▶ **EXTRACTED DATA**:
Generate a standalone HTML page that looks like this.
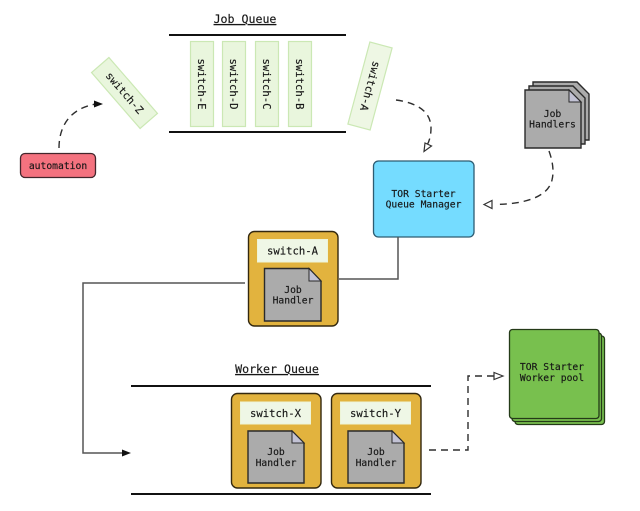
<!DOCTYPE html>
<html>
<head>
<meta charset="utf-8">
<style>
html,body{margin:0;padding:0;background:#fff;width:640px;height:511px;overflow:hidden}
svg{display:block}
text{font-family:"DejaVu Sans Mono","Liberation Mono",monospace;fill:#161616;text-anchor:middle;stroke:#161616;stroke-width:.15}
.t{font-size:10.6px}
.s{font-size:9.7px}
.h{font-size:11.6px;text-decoration:underline}
.sw{fill:#e9f6dd;stroke:#cbe8b4;stroke-width:1.2}
.card{fill:#e2b33e;stroke:#33280f;stroke-width:1.4}
.lab{fill:#eff7e6;stroke:#eef5d8;stroke-width:1}
.doc{fill:#ababab;stroke:#2a2a2a;stroke-width:1.4}
.fold{fill:#c2c2d4;stroke:#2a2a2a;stroke-width:1}
.d{fill:none;stroke:#2e2e2e;stroke-width:1.4;stroke-dasharray:7 5}
.q{stroke:#111;stroke-width:2;fill:none}
.c{fill:none;stroke:#555;stroke-width:1.5}
</style>
</head>
<body>
<svg width="640" height="511" viewBox="0 0 640 511" xmlns="http://www.w3.org/2000/svg">
<!-- Job queue -->
<text class="h" x="245" y="23">Job Queue</text>
<line class="q" x1="169" y1="35" x2="346" y2="35"/>
<line class="q" x1="169" y1="132" x2="346" y2="132"/>
<rect class="sw" x="190.5" y="41.5" width="23" height="85"/>
<rect class="sw" x="222.5" y="41.5" width="23" height="85"/>
<rect class="sw" x="255.5" y="41.5" width="23" height="85"/>
<rect class="sw" x="288.5" y="41.5" width="23" height="85"/>
<text class="t" transform="translate(198,84) rotate(90)" y="0">switch-E</text>
<text class="t" transform="translate(230,84) rotate(90)" y="0">switch-D</text>
<text class="t" transform="translate(263,84) rotate(90)" y="0">switch-C</text>
<text class="t" transform="translate(296,84) rotate(90)" y="0">switch-B</text>
<!-- switch-Z -->
<g transform="translate(124.500,93) rotate(49)">
<rect class="sw" x="-37" y="-11.500" width="74" height="23"/>
<text class="t" x="0" y="3.500">switch-Z</text>
</g>
<!-- switch-A rotated -->
<g transform="translate(370,86) rotate(105)">
<rect class="sw" style="fill:#eef7e4" x="-42.500" y="-11.500" width="85" height="23"/>
<text class="t" x="0" y="3.500">switch-A</text>
</g>
<!-- automation -->
<rect x="20.500" y="153.500" width="75" height="24" rx="4.500" fill="#f4727f" stroke="#43262c" stroke-width="1.300"/>
<text class="s" x="58" y="169">automation</text>
<path class="d" d="M59 148 C59 124 72 108 96 104"/>
<polygon points="94,100.500 103,104 94,107.500" fill="#111"/>
<!-- A to manager -->
<path class="d" d="M396 100 C418 103 431 112 431 128 C431 136 429 142 427 145"/>
<polygon points="424,151.500 425,143 431.500,146" fill="#fff" stroke="#333" stroke-width="1.200"/>
<!-- manager -->
<rect x="373.500" y="161" width="100.500" height="76" rx="5" fill="#75dcff" stroke="#2d5c72" stroke-width="1.300"/>
<text class="s" x="423.500" y="197">TOR Starter</text>
<text class="s" x="423.500" y="207.500">Queue Manager</text>
<!-- job handlers stack -->
<path class="doc" d="M533 82 H577 L589 94 V140 H533 Z"/>
<path class="doc" d="M529 86 H573 L585 98 V144 H529 Z"/>
<path class="doc" d="M525 90 H569 L581 102 V148 H525 Z"/>
<path class="fold" d="M569 90 V102 H581 Z"/>
<text class="s" x="552.500" y="117">Job</text>
<text class="s" x="552.500" y="127.500">Handlers</text>
<path class="d" d="M549 151 C553 162 554 172 552 180 C548 197 525 204 495 204.500"/>
<polygon points="484,204.500 492,200.500 492,208.500" fill="#fff" stroke="#333" stroke-width="1.200"/>
<!-- connectors -->
<path class="c" d="M398 237 V279 H339"/>
<path class="c" d="M245 283 H83 V453 H124"/>
<polygon points="122,449.500 131,453 122,456.500" fill="#111"/>
<!-- switch-A card -->
<rect class="card" x="248.500" y="231.500" width="89.500" height="94.500" rx="6"/>
<rect class="lab" x="257.500" y="239.500" width="70" height="22.500"/>
<text class="t" x="292.500" y="254.500">switch-A</text>
<path class="doc" d="M264.500 268.500 H309 L321 281 V321 H264.500 Z"/>
<path class="fold" d="M309 268.500 V281 H321 Z"/>
<text class="s" x="293" y="293">Job</text>
<text class="s" x="293" y="303.500">Handler</text>
<!-- Worker queue -->
<text class="h" x="277" y="373">Worker Queue</text>
<line class="q" x1="131" y1="386" x2="431" y2="386"/>
<line class="q" x1="131" y1="494" x2="431" y2="494"/>
<rect class="card" x="231.500" y="393.500" width="89.500" height="94.500" rx="6"/>
<rect class="lab" x="240.500" y="402" width="70" height="22"/>
<text class="t" x="275.500" y="417">switch-X</text>
<path class="doc" d="M248 431 H292 L304 443 V483 H248 Z"/>
<path class="fold" d="M292 431 V443 H304 Z"/>
<text class="s" x="276" y="455">Job</text>
<text class="s" x="276" y="466">Handler</text>
<rect class="card" x="331.500" y="393.500" width="89.500" height="94.500" rx="6"/>
<rect class="lab" x="340.500" y="402" width="70" height="22"/>
<text class="t" x="375.500" y="417">switch-Y</text>
<path class="doc" d="M348 431 H392 L404 443 V483 H348 Z"/>
<path class="fold" d="M392 431 V443 H404 Z"/>
<text class="s" x="376" y="455">Job</text>
<text class="s" x="376" y="466">Handler</text>
<!-- to worker pool -->
<path class="d" d="M429 450 H468 V376 H494"/>
<polygon points="503,376 494,372.500 494,379.500" fill="#fff" stroke="#333" stroke-width="1.200"/>
<!-- worker pool -->
<rect x="515" y="336" width="89.500" height="88.500" rx="3" fill="#78c04e" stroke="#243a18" stroke-width="1.300"/>
<rect x="512" y="333" width="89.500" height="88.500" rx="3" fill="#78c04e" stroke="#243a18" stroke-width="1.300"/>
<rect x="509.500" y="329.500" width="89.500" height="89" rx="3" fill="#78c04e" stroke="#243a18" stroke-width="1.300"/>
<text class="s" x="552" y="370">TOR Starter</text>
<text class="s" x="552" y="381">Worker pool</text>
</svg>
</body>
</html>
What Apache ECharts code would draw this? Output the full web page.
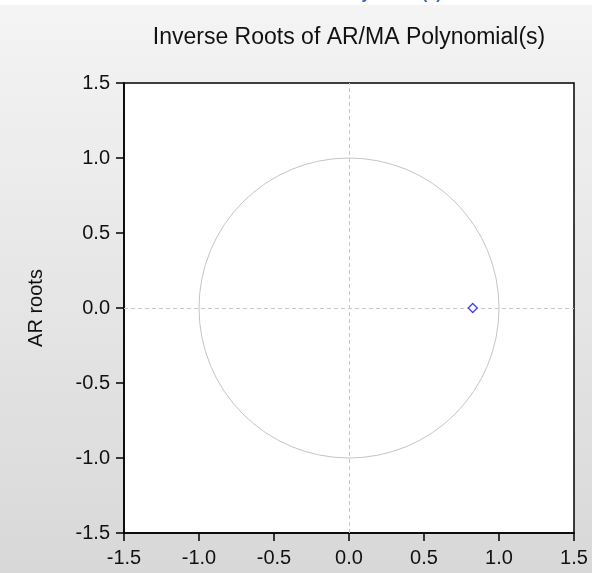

▶ **TASK TO CARRY OUT**: Take the entries shown above and quote them verbatim, passing over the pictures.

▶ **FULL ANSWER**:
Generate a standalone HTML page that looks like this.
<!DOCTYPE html>
<html>
<head>
<meta charset="utf-8">
<style>
html,body{margin:0;padding:0;background:#fff;width:640px;height:511px;overflow:hidden}
svg{display:block}
text{font-family:"DejaVu Sans Mono","Liberation Mono",monospace;fill:#161616;text-anchor:middle;stroke:#161616;stroke-width:.15}
.t{font-size:10.6px}
.s{font-size:9.7px}
.h{font-size:11.6px;text-decoration:underline}
.sw{fill:#e9f6dd;stroke:#cbe8b4;stroke-width:1.2}
.card{fill:#e2b33e;stroke:#33280f;stroke-width:1.4}
.lab{fill:#eff7e6;stroke:#eef5d8;stroke-width:1}
.doc{fill:#ababab;stroke:#2a2a2a;stroke-width:1.4}
.fold{fill:#c2c2d4;stroke:#2a2a2a;stroke-width:1}
.d{fill:none;stroke:#2e2e2e;stroke-width:1.4;stroke-dasharray:7 5}
.q{stroke:#111;stroke-width:2;fill:none}
.c{fill:none;stroke:#555;stroke-width:1.5}
</style>
</head>
<body>
<svg width="640" height="511" viewBox="0 0 640 511" xmlns="http://www.w3.org/2000/svg">
<!-- Job queue -->
<text class="h" x="245" y="23">Job Queue</text>
<line class="q" x1="169" y1="35" x2="346" y2="35"/>
<line class="q" x1="169" y1="132" x2="346" y2="132"/>
<rect class="sw" x="190.5" y="41.5" width="23" height="85"/>
<rect class="sw" x="222.5" y="41.5" width="23" height="85"/>
<rect class="sw" x="255.5" y="41.5" width="23" height="85"/>
<rect class="sw" x="288.5" y="41.5" width="23" height="85"/>
<text class="t" transform="translate(198,84) rotate(90)" y="0">switch-E</text>
<text class="t" transform="translate(230,84) rotate(90)" y="0">switch-D</text>
<text class="t" transform="translate(263,84) rotate(90)" y="0">switch-C</text>
<text class="t" transform="translate(296,84) rotate(90)" y="0">switch-B</text>
<!-- switch-Z -->
<g transform="translate(124.500,93) rotate(49)">
<rect class="sw" x="-37" y="-11.500" width="74" height="23"/>
<text class="t" x="0" y="3.500">switch-Z</text>
</g>
<!-- switch-A rotated -->
<g transform="translate(370,86) rotate(105)">
<rect class="sw" style="fill:#eef7e4" x="-42.500" y="-11.500" width="85" height="23"/>
<text class="t" x="0" y="3.500">switch-A</text>
</g>
<!-- automation -->
<rect x="20.500" y="153.500" width="75" height="24" rx="4.500" fill="#f4727f" stroke="#43262c" stroke-width="1.300"/>
<text class="s" x="58" y="169">automation</text>
<path class="d" d="M59 148 C59 124 72 108 96 104"/>
<polygon points="94,100.500 103,104 94,107.500" fill="#111"/>
<!-- A to manager -->
<path class="d" d="M396 100 C418 103 431 112 431 128 C431 136 429 142 427 145"/>
<polygon points="424,151.500 425,143 431.500,146" fill="#fff" stroke="#333" stroke-width="1.200"/>
<!-- manager -->
<rect x="373.500" y="161" width="100.500" height="76" rx="5" fill="#75dcff" stroke="#2d5c72" stroke-width="1.300"/>
<text class="s" x="423.500" y="197">TOR Starter</text>
<text class="s" x="423.500" y="207.500">Queue Manager</text>
<!-- job handlers stack -->
<path class="doc" d="M533 82 H577 L589 94 V140 H533 Z"/>
<path class="doc" d="M529 86 H573 L585 98 V144 H529 Z"/>
<path class="doc" d="M525 90 H569 L581 102 V148 H525 Z"/>
<path class="fold" d="M569 90 V102 H581 Z"/>
<text class="s" x="552.500" y="117">Job</text>
<text class="s" x="552.500" y="127.500">Handlers</text>
<path class="d" d="M549 151 C553 162 554 172 552 180 C548 197 525 204 495 204.500"/>
<polygon points="484,204.500 492,200.500 492,208.500" fill="#fff" stroke="#333" stroke-width="1.200"/>
<!-- connectors -->
<path class="c" d="M398 237 V279 H339"/>
<path class="c" d="M245 283 H83 V453 H124"/>
<polygon points="122,449.500 131,453 122,456.500" fill="#111"/>
<!-- switch-A card -->
<rect class="card" x="248.500" y="231.500" width="89.500" height="94.500" rx="6"/>
<rect class="lab" x="257.500" y="239.500" width="70" height="22.500"/>
<text class="t" x="292.500" y="254.500">switch-A</text>
<path class="doc" d="M264.500 268.500 H309 L321 281 V321 H264.500 Z"/>
<path class="fold" d="M309 268.500 V281 H321 Z"/>
<text class="s" x="293" y="293">Job</text>
<text class="s" x="293" y="303.500">Handler</text>
<!-- Worker queue -->
<text class="h" x="277" y="373">Worker Queue</text>
<line class="q" x1="131" y1="386" x2="431" y2="386"/>
<line class="q" x1="131" y1="494" x2="431" y2="494"/>
<rect class="card" x="231.500" y="393.500" width="89.500" height="94.500" rx="6"/>
<rect class="lab" x="240.500" y="402" width="70" height="22"/>
<text class="t" x="275.500" y="417">switch-X</text>
<path class="doc" d="M248 431 H292 L304 443 V483 H248 Z"/>
<path class="fold" d="M292 431 V443 H304 Z"/>
<text class="s" x="276" y="455">Job</text>
<text class="s" x="276" y="466">Handler</text>
<rect class="card" x="331.500" y="393.500" width="89.500" height="94.500" rx="6"/>
<rect class="lab" x="340.500" y="402" width="70" height="22"/>
<text class="t" x="375.500" y="417">switch-Y</text>
<path class="doc" d="M348 431 H392 L404 443 V483 H348 Z"/>
<path class="fold" d="M392 431 V443 H404 Z"/>
<text class="s" x="376" y="455">Job</text>
<text class="s" x="376" y="466">Handler</text>
<!-- to worker pool -->
<path class="d" d="M429 450 H468 V376 H494"/>
<polygon points="503,376 494,372.500 494,379.500" fill="#fff" stroke="#333" stroke-width="1.200"/>
<!-- worker pool -->
<rect x="515" y="336" width="89.500" height="88.500" rx="3" fill="#78c04e" stroke="#243a18" stroke-width="1.300"/>
<rect x="512" y="333" width="89.500" height="88.500" rx="3" fill="#78c04e" stroke="#243a18" stroke-width="1.300"/>
<rect x="509.500" y="329.500" width="89.500" height="89" rx="3" fill="#78c04e" stroke="#243a18" stroke-width="1.300"/>
<text class="s" x="552" y="370">TOR Starter</text>
<text class="s" x="552" y="381">Worker pool</text>
</svg>
</body>
</html>
What Apache ECharts code would draw this? Output the full web page.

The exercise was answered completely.